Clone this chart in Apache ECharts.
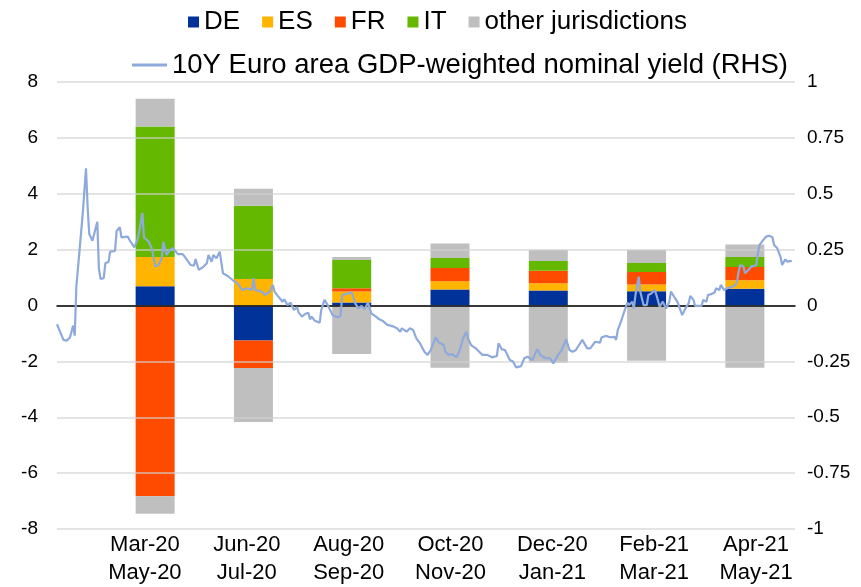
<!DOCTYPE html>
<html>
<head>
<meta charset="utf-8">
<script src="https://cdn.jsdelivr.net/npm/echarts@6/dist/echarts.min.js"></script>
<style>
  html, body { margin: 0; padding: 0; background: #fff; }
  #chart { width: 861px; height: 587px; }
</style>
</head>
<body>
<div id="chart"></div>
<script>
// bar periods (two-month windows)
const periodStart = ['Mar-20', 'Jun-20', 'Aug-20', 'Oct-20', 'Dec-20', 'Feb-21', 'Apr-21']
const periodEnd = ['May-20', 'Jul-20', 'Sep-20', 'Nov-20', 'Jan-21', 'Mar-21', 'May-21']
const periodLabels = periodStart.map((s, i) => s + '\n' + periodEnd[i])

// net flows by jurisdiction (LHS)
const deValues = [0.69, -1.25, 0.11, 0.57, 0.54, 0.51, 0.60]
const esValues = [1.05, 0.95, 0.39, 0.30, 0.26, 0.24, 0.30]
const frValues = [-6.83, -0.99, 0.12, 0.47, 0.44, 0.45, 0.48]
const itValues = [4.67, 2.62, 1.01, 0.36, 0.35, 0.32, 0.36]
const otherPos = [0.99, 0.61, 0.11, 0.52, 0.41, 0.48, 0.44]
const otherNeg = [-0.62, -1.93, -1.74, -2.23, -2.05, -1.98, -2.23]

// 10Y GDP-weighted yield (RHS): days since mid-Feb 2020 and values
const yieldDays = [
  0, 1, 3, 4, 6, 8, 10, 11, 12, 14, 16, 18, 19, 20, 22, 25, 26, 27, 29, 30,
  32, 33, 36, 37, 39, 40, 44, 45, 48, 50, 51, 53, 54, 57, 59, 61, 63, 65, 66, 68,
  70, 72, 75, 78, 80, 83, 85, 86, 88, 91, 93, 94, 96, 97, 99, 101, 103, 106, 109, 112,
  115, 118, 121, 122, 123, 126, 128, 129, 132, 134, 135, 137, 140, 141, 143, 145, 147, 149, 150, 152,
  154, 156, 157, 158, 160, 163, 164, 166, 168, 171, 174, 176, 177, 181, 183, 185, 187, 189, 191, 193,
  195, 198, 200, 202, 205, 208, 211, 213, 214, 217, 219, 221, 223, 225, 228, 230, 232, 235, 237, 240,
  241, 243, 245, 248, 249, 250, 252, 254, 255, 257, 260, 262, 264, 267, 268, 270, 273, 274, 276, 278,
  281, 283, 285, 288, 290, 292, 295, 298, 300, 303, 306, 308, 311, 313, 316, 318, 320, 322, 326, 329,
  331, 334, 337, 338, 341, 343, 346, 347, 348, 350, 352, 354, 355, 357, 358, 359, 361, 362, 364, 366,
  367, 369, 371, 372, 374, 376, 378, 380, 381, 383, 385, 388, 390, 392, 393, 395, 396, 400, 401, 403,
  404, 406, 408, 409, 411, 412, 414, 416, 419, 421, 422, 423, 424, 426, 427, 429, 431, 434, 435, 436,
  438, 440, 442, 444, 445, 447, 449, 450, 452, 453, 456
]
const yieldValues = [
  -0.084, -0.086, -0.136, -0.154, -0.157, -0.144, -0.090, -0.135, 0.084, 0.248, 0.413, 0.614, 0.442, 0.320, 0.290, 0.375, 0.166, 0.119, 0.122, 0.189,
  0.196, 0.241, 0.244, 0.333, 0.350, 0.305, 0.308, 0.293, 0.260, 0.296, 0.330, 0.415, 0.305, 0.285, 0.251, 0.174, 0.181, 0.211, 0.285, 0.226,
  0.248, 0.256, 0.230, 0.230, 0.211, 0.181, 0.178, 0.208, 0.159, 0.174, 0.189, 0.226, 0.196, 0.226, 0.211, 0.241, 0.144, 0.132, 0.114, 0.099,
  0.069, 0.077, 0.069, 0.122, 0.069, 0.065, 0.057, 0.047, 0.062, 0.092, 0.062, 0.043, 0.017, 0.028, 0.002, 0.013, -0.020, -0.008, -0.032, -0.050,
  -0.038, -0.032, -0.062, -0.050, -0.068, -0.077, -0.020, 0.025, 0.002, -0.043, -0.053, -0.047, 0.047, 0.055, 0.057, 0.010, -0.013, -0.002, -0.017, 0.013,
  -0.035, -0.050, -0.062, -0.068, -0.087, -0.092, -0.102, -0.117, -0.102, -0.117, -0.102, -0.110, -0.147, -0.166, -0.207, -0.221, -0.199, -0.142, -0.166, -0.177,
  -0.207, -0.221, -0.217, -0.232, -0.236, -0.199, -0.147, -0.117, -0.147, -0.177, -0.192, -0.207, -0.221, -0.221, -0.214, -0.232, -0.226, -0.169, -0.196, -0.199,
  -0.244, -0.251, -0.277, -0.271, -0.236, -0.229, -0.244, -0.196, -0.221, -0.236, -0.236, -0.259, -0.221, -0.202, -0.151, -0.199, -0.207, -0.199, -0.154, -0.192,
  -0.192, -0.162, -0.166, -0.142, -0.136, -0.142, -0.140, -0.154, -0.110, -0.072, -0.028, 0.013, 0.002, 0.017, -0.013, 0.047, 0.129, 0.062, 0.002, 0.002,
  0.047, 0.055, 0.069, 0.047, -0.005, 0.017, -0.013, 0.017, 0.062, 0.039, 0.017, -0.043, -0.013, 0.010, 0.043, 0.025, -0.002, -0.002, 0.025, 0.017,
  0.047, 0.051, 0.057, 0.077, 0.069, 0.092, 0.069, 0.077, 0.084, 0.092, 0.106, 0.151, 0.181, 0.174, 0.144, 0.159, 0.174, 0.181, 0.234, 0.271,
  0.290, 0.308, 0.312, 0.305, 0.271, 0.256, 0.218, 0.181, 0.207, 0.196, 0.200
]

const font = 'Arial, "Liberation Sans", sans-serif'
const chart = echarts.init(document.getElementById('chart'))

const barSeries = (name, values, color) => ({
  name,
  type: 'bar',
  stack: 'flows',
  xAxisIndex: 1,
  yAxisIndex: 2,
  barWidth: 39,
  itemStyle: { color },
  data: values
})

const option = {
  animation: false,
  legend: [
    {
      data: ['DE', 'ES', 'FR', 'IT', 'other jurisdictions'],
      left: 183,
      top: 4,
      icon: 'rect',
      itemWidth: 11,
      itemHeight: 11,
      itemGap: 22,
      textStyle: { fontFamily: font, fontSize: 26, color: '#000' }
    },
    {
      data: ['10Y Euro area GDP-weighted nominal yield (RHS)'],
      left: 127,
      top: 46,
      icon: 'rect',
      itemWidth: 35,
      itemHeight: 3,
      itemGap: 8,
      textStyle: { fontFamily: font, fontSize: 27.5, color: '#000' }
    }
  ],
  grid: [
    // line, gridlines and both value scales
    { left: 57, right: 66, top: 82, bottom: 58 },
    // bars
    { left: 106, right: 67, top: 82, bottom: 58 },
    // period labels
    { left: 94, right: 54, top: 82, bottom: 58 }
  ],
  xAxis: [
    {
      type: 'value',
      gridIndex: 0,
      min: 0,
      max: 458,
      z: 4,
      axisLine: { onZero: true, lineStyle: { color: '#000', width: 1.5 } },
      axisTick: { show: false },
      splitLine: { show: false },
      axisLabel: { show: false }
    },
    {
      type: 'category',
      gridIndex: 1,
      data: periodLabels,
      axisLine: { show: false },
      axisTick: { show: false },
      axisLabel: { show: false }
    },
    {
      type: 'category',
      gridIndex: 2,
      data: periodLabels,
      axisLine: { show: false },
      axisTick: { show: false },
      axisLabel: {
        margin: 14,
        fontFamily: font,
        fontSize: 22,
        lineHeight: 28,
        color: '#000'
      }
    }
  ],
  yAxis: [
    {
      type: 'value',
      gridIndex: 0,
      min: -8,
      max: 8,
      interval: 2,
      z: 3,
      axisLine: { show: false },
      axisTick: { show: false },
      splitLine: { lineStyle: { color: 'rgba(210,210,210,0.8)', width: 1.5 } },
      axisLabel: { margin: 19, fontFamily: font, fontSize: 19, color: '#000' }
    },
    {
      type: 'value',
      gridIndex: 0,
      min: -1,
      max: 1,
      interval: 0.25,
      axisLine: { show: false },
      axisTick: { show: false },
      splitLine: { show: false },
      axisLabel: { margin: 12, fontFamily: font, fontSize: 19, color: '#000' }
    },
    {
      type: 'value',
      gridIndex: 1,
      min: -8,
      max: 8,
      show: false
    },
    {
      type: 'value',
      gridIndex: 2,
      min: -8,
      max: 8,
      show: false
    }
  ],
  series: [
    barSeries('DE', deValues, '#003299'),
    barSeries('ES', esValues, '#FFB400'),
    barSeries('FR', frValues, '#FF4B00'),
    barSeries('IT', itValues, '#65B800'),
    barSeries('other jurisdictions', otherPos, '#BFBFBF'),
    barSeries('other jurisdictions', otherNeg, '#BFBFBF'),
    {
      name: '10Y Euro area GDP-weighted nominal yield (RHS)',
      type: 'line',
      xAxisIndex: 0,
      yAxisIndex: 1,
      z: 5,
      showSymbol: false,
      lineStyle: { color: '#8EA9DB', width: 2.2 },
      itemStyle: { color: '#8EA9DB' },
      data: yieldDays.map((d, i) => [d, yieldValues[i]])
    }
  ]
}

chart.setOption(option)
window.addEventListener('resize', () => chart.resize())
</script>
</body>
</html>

※

Exercise details: Only the lines from the top of the data through the line with "-2.05, -1.98, -2.23]" should be quoted, exactly and with both ends kept; skip the pictures.

Output of the task:
Clone this chart in Apache ECharts.
<!DOCTYPE html>
<html>
<head>
<meta charset="utf-8">
<script src="https://cdn.jsdelivr.net/npm/echarts@6/dist/echarts.min.js"></script>
<style>
  html, body { margin: 0; padding: 0; background: #fff; }
  #chart { width: 861px; height: 587px; }
</style>
</head>
<body>
<div id="chart"></div>
<script>
// bar periods (two-month windows)
const periodStart = ['Mar-20', 'Jun-20', 'Aug-20', 'Oct-20', 'Dec-20', 'Feb-21', 'Apr-21']
const periodEnd = ['May-20', 'Jul-20', 'Sep-20', 'Nov-20', 'Jan-21', 'Mar-21', 'May-21']
const periodLabels = periodStart.map((s, i) => s + '\n' + periodEnd[i])

// net flows by jurisdiction (LHS)
const deValues = [0.69, -1.25, 0.11, 0.57, 0.54, 0.51, 0.60]
const esValues = [1.05, 0.95, 0.39, 0.30, 0.26, 0.24, 0.30]
const frValues = [-6.83, -0.99, 0.12, 0.47, 0.44, 0.45, 0.48]
const itValues = [4.67, 2.62, 1.01, 0.36, 0.35, 0.32, 0.36]
const otherPos = [0.99, 0.61, 0.11, 0.52, 0.41, 0.48, 0.44]
const otherNeg = [-0.62, -1.93, -1.74, -2.23, -2.05, -1.98, -2.23]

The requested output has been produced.